I flew into Paris yesterday for a weeklong vacation.  It’s my first time in the city, so I’m especially excited to be here.  I’ve been trying out my French on the natives, but it’s harder than I thought it’d be since the first time there’s a difficulty in the conversation, the French person I’m talking to just switches over to English.  What happened to all the rude French people who refuse to speak English?  Where can I find them?

It’s colder than I was expecting, so I plan to run over to Tati (the French Filene’s Basement) later today and pick up a pair of gloves, a hat, and maybe a sweater.

I’ll be in Paris through the evening of March 27, and since there’s high speed internet in my hotel, I’m going to try and catch up on blogging – so stay tuned.

Back in Benin, the rainy season has rolled around again.  I saw some spectacular lightning as I was walking home from school the other day.  “Wow – that looks dangerous,” I said to my landlady’s youngest daughter, who was walking with me.  “Oh, don’t worry,” she replied, “lightning only strikes bad people who plot against their neighbors.”  Since I’m not Beninese, I figured the Voodoo god of lightning and thunder might make an exception for me, so I hurried home anyway.  I’ve taught my students to sing “Rain, rain, go away,” and I figure the next song on the list will be “Singing in the rain.”

…Speaking of which, the Beninese English teachers at my school hardly know any English children’s songs, so they’ve asked me to teach them some to pass on to their students.  We spent a good portion of our last department meeting singing and dancing to “Head, shoulders, knees, and toes” and the “Hokey pokey.”

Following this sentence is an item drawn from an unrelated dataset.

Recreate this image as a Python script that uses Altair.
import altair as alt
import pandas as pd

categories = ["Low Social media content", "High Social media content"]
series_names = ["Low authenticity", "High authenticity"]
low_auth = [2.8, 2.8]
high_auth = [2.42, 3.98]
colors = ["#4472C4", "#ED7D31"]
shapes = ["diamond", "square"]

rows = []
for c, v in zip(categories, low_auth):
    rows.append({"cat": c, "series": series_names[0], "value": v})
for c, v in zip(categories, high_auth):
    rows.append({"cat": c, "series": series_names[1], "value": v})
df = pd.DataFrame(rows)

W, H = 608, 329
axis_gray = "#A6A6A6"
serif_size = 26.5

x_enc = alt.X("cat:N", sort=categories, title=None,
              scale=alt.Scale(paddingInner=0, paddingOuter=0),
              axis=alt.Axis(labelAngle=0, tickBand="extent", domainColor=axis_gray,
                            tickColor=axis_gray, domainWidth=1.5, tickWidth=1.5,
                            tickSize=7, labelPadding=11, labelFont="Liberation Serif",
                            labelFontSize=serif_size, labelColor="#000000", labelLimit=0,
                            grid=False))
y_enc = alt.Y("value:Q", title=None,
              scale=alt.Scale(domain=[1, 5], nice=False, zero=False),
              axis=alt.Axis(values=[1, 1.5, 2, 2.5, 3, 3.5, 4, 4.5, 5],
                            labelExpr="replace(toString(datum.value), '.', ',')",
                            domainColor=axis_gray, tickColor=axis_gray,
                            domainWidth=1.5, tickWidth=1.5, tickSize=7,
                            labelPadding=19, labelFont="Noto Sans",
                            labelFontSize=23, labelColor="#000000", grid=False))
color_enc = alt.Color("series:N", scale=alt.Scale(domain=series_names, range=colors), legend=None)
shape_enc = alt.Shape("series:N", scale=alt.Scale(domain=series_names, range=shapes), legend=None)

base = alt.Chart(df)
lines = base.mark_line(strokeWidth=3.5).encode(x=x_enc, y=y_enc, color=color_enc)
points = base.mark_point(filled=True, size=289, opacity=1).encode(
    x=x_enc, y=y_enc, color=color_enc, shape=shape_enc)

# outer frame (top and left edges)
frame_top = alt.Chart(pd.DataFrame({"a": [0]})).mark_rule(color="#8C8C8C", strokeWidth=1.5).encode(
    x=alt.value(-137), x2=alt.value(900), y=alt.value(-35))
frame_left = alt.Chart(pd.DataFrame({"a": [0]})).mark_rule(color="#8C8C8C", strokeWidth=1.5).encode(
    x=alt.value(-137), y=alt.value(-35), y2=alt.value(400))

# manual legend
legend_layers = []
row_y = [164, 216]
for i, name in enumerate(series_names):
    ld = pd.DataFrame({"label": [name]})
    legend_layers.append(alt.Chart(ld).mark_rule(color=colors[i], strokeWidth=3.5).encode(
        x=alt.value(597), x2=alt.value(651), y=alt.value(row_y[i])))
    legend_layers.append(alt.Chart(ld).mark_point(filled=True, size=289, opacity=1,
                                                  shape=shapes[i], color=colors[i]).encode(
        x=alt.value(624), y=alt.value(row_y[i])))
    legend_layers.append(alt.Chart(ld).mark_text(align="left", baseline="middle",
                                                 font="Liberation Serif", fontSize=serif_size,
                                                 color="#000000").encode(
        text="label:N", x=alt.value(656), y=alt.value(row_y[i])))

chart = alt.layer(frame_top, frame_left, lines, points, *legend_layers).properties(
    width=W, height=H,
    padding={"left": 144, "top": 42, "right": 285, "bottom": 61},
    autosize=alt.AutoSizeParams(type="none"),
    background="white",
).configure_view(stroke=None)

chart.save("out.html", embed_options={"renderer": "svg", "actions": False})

I was a tourist in Benin yesterday for almost the first time in a while when I went to the Cotonou Artisans’ Center to buy Beninese souvenirs to give to M. when I see him in Paris.  Despite Benin’s boring lack of war and other crises over the past 15 years, tourism is really minimal in this country.  Most out-of-country visitors are French, though there’s a decent number of Germans, Spaniards, Americans, and Brits.  There’s also a small but growing group of Japanese volunteers in the southern part of the country.  The Lebanese have a strong presence in business in Cotonou, the commercial capital, where they own many of the supermarkets and restaurants.

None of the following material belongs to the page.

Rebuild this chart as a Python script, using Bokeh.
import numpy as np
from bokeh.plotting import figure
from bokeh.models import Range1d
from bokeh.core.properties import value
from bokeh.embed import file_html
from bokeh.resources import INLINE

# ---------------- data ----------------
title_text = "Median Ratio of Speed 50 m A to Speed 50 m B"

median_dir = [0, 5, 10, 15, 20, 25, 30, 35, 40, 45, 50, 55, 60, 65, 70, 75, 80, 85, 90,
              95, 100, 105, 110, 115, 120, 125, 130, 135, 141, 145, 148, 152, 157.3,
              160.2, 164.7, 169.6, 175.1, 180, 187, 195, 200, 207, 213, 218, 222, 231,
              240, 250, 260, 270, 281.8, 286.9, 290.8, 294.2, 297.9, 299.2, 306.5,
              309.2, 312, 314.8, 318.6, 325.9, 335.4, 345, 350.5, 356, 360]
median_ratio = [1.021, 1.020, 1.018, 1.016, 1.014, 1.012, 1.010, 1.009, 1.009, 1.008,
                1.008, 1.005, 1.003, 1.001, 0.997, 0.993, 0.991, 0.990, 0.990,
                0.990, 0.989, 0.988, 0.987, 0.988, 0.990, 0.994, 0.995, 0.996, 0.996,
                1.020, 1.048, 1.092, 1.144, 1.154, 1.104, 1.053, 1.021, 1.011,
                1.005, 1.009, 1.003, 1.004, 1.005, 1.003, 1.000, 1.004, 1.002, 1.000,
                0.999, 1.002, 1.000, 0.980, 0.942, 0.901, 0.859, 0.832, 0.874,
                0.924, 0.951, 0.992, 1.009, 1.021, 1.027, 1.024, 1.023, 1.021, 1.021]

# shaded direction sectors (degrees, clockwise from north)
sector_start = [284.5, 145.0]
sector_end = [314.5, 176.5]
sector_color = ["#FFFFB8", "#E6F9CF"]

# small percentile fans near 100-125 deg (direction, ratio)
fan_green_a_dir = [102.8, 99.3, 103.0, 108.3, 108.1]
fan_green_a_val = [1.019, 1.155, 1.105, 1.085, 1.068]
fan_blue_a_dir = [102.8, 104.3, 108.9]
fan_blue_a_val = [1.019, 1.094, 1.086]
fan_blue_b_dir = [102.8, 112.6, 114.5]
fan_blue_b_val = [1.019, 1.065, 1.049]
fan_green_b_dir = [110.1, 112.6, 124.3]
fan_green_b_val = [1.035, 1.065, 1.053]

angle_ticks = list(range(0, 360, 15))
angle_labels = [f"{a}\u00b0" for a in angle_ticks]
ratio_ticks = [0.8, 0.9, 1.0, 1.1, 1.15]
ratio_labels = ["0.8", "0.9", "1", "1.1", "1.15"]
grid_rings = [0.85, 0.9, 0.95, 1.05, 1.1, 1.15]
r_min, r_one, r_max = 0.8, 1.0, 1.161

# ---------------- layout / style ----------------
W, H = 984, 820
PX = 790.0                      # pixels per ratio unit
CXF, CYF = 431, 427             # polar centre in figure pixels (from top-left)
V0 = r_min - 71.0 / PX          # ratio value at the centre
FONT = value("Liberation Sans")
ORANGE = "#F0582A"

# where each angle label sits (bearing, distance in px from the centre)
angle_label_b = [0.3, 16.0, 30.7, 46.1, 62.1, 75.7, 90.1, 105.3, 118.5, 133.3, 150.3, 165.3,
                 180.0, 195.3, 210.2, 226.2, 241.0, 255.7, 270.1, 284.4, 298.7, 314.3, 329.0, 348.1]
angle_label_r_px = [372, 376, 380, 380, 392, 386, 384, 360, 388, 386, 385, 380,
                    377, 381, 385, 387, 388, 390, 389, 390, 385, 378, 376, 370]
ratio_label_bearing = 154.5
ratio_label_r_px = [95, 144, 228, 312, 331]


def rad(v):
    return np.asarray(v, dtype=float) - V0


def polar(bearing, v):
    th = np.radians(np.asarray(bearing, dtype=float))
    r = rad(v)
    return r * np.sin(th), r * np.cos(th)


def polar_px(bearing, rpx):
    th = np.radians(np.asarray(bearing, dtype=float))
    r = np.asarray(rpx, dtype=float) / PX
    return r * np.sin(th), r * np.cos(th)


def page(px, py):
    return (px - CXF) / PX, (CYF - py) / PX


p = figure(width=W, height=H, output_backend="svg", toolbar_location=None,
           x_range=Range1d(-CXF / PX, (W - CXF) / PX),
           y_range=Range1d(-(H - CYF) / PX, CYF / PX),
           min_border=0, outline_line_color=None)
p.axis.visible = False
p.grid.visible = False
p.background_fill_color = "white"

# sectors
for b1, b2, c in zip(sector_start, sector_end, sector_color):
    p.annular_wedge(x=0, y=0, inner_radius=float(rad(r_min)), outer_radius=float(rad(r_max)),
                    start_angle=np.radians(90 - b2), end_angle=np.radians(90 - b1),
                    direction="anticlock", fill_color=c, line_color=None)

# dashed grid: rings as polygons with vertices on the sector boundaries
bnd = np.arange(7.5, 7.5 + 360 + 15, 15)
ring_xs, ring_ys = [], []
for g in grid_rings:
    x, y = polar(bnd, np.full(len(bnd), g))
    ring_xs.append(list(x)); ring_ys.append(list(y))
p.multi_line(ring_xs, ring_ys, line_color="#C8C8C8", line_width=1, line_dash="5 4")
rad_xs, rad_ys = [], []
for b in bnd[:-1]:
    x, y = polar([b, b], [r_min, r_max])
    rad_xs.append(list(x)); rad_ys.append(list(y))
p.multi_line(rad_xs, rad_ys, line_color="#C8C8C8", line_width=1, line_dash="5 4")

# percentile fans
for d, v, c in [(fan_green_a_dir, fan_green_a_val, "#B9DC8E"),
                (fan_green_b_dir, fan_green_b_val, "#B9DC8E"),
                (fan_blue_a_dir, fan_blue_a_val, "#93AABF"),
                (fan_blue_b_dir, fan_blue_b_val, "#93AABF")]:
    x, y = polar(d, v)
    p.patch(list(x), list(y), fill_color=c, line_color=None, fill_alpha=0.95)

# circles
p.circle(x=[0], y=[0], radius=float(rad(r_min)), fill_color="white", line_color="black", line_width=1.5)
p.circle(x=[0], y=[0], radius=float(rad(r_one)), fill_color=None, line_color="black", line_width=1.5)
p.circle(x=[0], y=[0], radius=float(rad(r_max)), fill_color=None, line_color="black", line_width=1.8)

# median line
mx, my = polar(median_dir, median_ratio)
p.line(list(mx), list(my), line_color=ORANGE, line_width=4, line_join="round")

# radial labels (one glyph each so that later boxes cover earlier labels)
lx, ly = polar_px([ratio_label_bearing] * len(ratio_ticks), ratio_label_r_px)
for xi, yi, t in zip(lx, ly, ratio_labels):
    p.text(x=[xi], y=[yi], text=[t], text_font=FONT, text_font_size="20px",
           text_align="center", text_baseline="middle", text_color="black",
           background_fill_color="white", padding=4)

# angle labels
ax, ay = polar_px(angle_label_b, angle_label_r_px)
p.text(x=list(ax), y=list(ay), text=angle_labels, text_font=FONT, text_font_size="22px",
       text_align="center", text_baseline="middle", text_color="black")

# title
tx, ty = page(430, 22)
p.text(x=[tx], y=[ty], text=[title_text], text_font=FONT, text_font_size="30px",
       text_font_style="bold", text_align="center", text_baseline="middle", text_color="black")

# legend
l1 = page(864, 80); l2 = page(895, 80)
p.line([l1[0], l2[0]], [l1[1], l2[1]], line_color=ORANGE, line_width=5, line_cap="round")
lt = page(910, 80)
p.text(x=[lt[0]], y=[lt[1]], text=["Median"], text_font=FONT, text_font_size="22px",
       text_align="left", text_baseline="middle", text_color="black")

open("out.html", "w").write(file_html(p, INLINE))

For that reason, when you come to Benin, you really don’t see the concessions to tourists that you find in – say – Burkina Faso.  Only a handful of places in Benin that I know of sell West African artwork to well-off Beninese and foreign visitors, and the Artisans’ Center is the biggest and most touristy of those.

Everything there is also wildly overpriced.  After every bargaining session that I had yesterday afternoon, the seller invariably pulled me into their little stall and said in a pained whisper that I needed to keep quiet about the price he/she had given me – otherwise they’d be put out of business.  I’m sure they still overcharged me, though. 

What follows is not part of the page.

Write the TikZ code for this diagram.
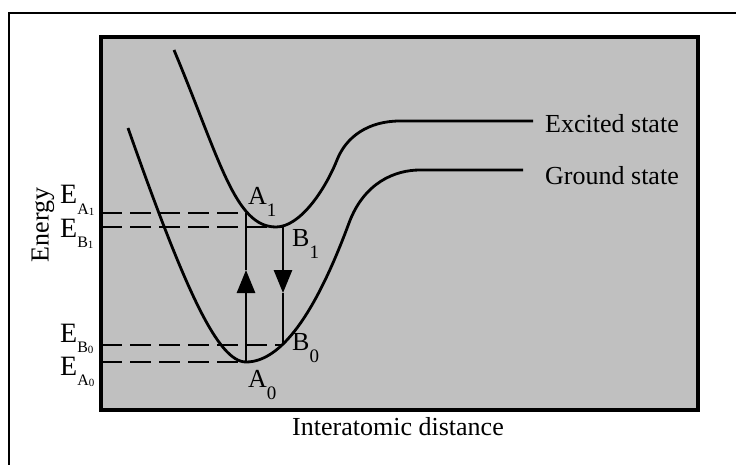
\documentclass[tikz,border=0pt]{standalone}
\usepackage{fontspec}
\setmainfont{Liberation Serif}
\usetikzlibrary{arrows.meta}
\definecolor{boxgray}{HTML}{C0C0C0}
\newcommand\ptlab[2]{#1\raisebox{-12pt}{\fontsize{19}{19}\selectfont #2}}
\newcommand\elab[2]{{\fontsize{28}{28}\selectfont E}\raisebox{-10.5pt}{\fontsize{16}{16}\selectfont #1\raisebox{-1pt}{\fontsize{11}{11}\selectfont #2}}}
\begin{document}
\begin{tikzpicture}[x=1pt,y=-1pt,
  curve/.style={line width=2.8pt},
  dashline/.style={line width=2.8pt, dash pattern=on 21pt off 8pt},
  tipstyle/.style={-{Triangle[width=18pt,length=23pt]}},
  lbl/.style={inner sep=0pt, anchor=base west, font=\fontsize{26}{30}\selectfont},
  txt/.style={inner sep=0pt, font=\fontsize{26}{30}\selectfont}]
\useasboundingbox (0,0) rectangle (736,465);
\clip (0,0) rectangle (736,465);
\draw[line width=2.8pt] (9,13) rectangle (760,490);
\draw[line width=3.5pt, fill=boxgray] (101,37) rectangle (698,410);
% key points
\coordinate (A1) at (246,213);
\coordinate (B1) at (283,227);
\coordinate (B0) at (283,345);
\coordinate (A0) at (246,362);
\coordinate (LA1) at (101,213);
\coordinate (LB1) at (101,227);
\coordinate (LB0) at (101,345);
\coordinate (LA0) at (101,362);
\coordinate (upTip) at (246,270);
\coordinate (downTip) at (283,293);
% dashed levels
\draw[dashline] (LA1) -- (A1);
\draw[dashline] (LB1) -- (B1);
\draw[dashline] (LB0) -- (B0);
\draw[dashline] (LA0) -- (A0);
% excited state curve
\draw[curve] (174,50) .. controls (220,160) and (235,227) .. (276,227)
  .. controls (300,227) and (325,190) .. (337,160)
  .. controls (346,137) and (368,121) .. (400,121) -- (533,121);
% ground state curve
\draw[curve] (128,128) .. controls (185,290) and (218,362) .. (246,362)
  .. controls (280.3,362) and (314.7,315.7) .. (349,223)
  .. controls (364,182.5) and (395,170) .. (420,170) -- (523,170);
% transitions
\draw[curve, tipstyle] (A0) -- (upTip);
\draw[curve] (upTip) -- (A1);
\draw[curve, tipstyle] (B1) -- (downTip);
\draw[curve] (downTip) -- (B0);
% labels
\node[lbl] (labA1) at (248,205) {\ptlab{A}{1}};
\node[lbl] (labB1) at (292,247) {\ptlab{B}{1}};
\node[lbl] (labB0) at (292,350) {\ptlab{B}{0}};
\node[lbl] (labA0) at (248,387) {\ptlab{A}{0}};
\node[lbl] (eA1) at (60,204) {\elab{A}{1}};
\node[lbl] (eB1) at (60,237) {\elab{B}{1}};
\node[lbl] (eB0) at (60,342) {\elab{B}{0}};
\node[lbl] (eA0) at (60,375) {\elab{A}{0}};
\node[lbl] (exc) at (545,133) {Excited state};
\node[lbl] (gnd) at (545,185) {Ground state};
\node[txt, anchor=base] (xlab) at (398,435) {Interatomic distance};
\node[txt, rotate=90] (ylab) at (43,225) {Energy};
\end{tikzpicture}
\end{document}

The art at the Center came from all over West Africa, with wood carvings, cloth wall hangings, brass sculptures, silver jewelry, worked leather, and even small statuettes carved from wild boar tusks.  They’re mostly well-made, but the designs are generally copied over and over again, so if you want to find a unique piece, you’re in for a long search.  In that sense then, the art is tailored for a touristy audience, but it was still funny for me to see how they’re a long way from completely adapting to the expectations of foreign visitors.  Alongside the traditional-looking masks and leather bags, you can find small wood carvings of Beninese people reading books, riding on motorcycles, and even using computers.  Near the middle of my trip, I even ran across a painted statuette of a white tourist in a safari hat with a camera around his neck.

After the trip to the art market, I hit up a used-clothing market to buy a few items for my trip to winter-weather Paris.  The used-clothing markets in Benin are called “dead yovo markets” by the PCVs since it seems like every piece of clothing ever donated to Goodwill in the U.S. ends up over here.  Yesterday, I saw a used bridal gown hanging next to a canary-yellow t-shirt with a picture of David Hasselhoff running out of the waves and a caption that said “If it’s not the Hoff….it’s the Scoff!”